Confessions of a Quackbuster

This blog deals with healthcare consumer protection, and is therefore about quackery, healthfraud, chiropractic, and other forms of so-Called "Alternative" Medicine (sCAM).

Thursday, July 21, 2005

Health Scan: A chemical in hashish inhibits cancer

THE JERUSALEM POST
Jun. 19, 2005

Health Scan: A chemical in hashish inhibits cancer
Judy Siegel-Itzkovich,

Hashish not only gets people high; it can bring cancer low. Derivatives of the cannabis plant from which hashish is produced have been shown by a Hebrew University doctoral student to be effective in halting the growth of tumors in laboratory and animal tests. For her work, Natalya Kogan was one of the winners of a Kaye Innovation Award, presented during the recent 68th meeting of the HU board of governors.

Working under the supervision of Prof. Raphael Mechoulam at the Hebrew University School of Pharmacy (in collaboration with Prof. Michael Schlesinger at The Hebrew University-Hadassah Medical School and Prof. Ester Priel at Ben-Gurion University of the Negev), Kogan has developed new compounds – known as quinonoid cannabinoids – that parallel in their activity a group of anti-cancer drugs, the best known of which is daunomycin. But while daunomycin is toxic to the heart, Kogan, with Dr. Ronen Beeri and Dr. Gergana Marincheva of Hadassah University Medical Center in Jerusalem's Ein Kerem, found that the quinonoid cannabinoids are much less cardiotoxic. The development of quinonoid compounds that display anticancer activity but are less toxic is a major therapeutic goal. Kogan is now continuing to investigate the mechanism of action of these promising compounds.

All the compounds synthesized by Kogan inhibited cancer cell growth in cell culture, and one of them was found to markedly reduce the volume of tumors in animal studies The cannabinoid quinones were found to act through a rather unique pathway of cancer cell destruction – by specific inhibition of topoisomerase II, an enzyme that participates in cell replication. Most of the known anti-cancer drugs are less selective.

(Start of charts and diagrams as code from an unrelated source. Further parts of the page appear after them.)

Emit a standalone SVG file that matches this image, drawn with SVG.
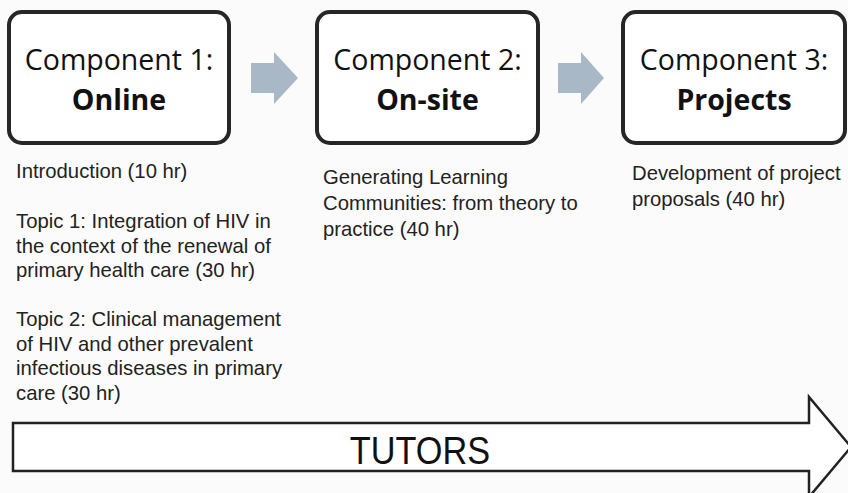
<svg xmlns="http://www.w3.org/2000/svg" width="848" height="493" viewBox="0 0 848 493">
<style>
.box{fill:#ffffff;stroke:#262626;stroke-width:4}
.title{font-family:"Open Sans","Noto Sans",sans-serif;font-size:28.5px;fill:#111;text-anchor:middle}
.bold{font-weight:bold}
.body{font-family:"Liberation Sans",Arial,sans-serif;font-size:20.3px;fill:#222}
.flow{fill:#a9b8c6}
.big{fill:#ffffff;stroke:#222;stroke-width:2.5}
.tutors{font-family:"Liberation Sans",Arial,sans-serif;font-size:35px;fill:#111;text-anchor:middle}
</style>
<rect width="848" height="493" fill="#fbfbfb"/>
<g id="component1">
<rect class="box" x="9" y="12" width="220" height="131" rx="13"/>
<text class="title" x="119" y="70">Component 1:</text>
<text class="title bold" x="119" y="110">Online</text>
</g>
<g id="component2">
<rect class="box" x="317" y="12" width="221" height="131" rx="13"/>
<text class="title" x="427.5" y="70">Component 2:</text>
<text class="title bold" x="427.5" y="110">On-site</text>
</g>
<g id="component3">
<rect class="box" x="623" y="12" width="222" height="131" rx="13"/>
<text class="title" x="734" y="70">Component 3:</text>
<text class="title bold" x="734" y="110">Projects</text>
</g>
<g id="connectors">
<polygon class="flow" points="251,63 274,63 274,52 298,78 274,104 274,93 251,93"/>
<polygon class="flow" points="558,63 581,63 581,52 604,78 581,104 581,93 558,93"/>
</g>
<g id="online-text">
<text class="body" x="16" y="178">Introduction (10 hr)</text>
<text class="body" x="16" y="228">Topic 1: Integration of HIV in</text>
<text class="body" x="16" y="252.5">the context of the renewal of</text>
<text class="body" x="16" y="277">primary health care (30 hr)</text>
<text class="body" x="16" y="326">Topic 2: Clinical management</text>
<text class="body" x="16" y="350.5">of HIV and other prevalent</text>
<text class="body" x="16" y="375">infectious diseases in primary</text>
<text class="body" x="16" y="399.5">care (30 hr)</text>
</g>
<g id="onsite-text">
<text class="body" x="323" y="184">Generating Learning</text>
<text class="body" x="323" y="210">Communities: from theory to</text>
<text class="body" x="323" y="236">practice (40 hr)</text>
</g>
<g id="projects-text">
<text class="body" x="632" y="180">Development of project</text>
<text class="body" x="632" y="206">proposals (40 hr)</text>
</g>
<g id="tutors">
<path class="big" d="M13,423 H809 V397 L851,447 L809,497 V471 H13 Z"/>
<text class="tutors" transform="translate(420,464) scale(0.98,1.1)">TUTORS</text>
</g>
</svg>
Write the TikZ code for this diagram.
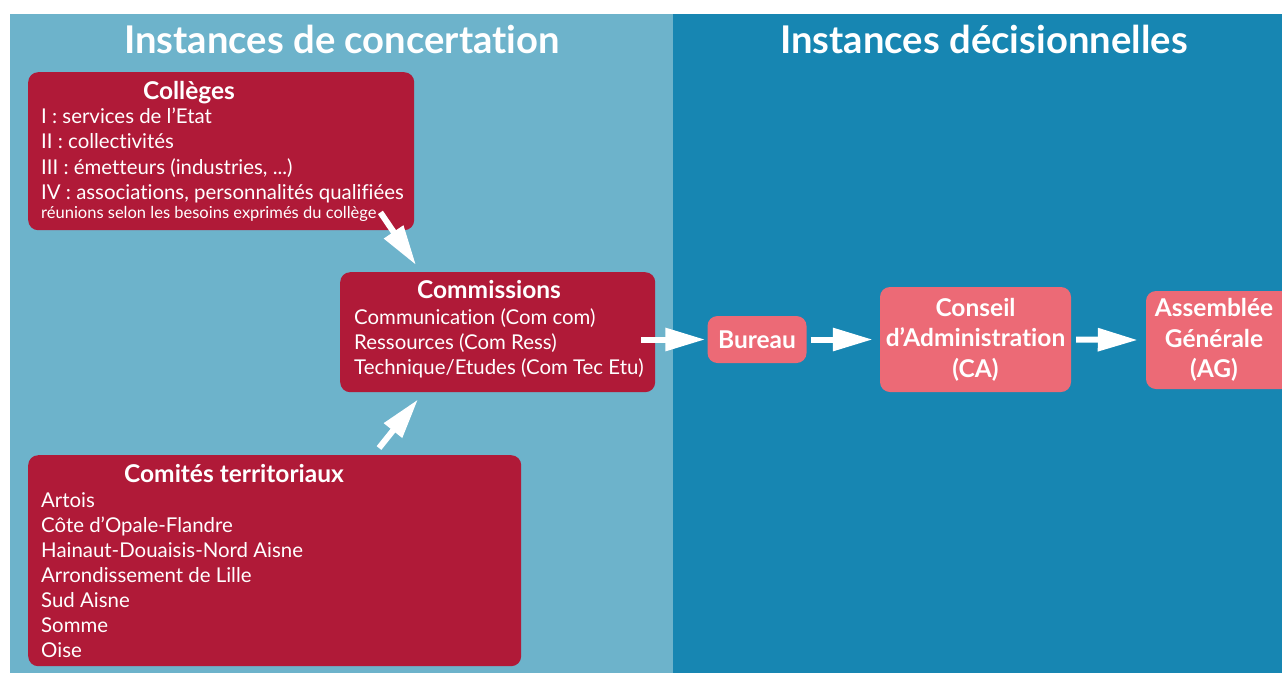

The most active compound in the series developed by Kogan, as well as some other cannabinoids, were found by Kogan and HU Prof. Ruth Galilli to suppress the formation of the new blood vessels crucial for tumor growth, and much effort has been invested by researchers in the development of compounds with anti-angiogenic activity.

The annual Kaye Innovation Awards were established in 1994 by Isaac Kaye, a prominent British industrialist in the pharmaceutical industry, to encourage HU faculty, staff and students to develop innovative methods and inventions with commercial potential.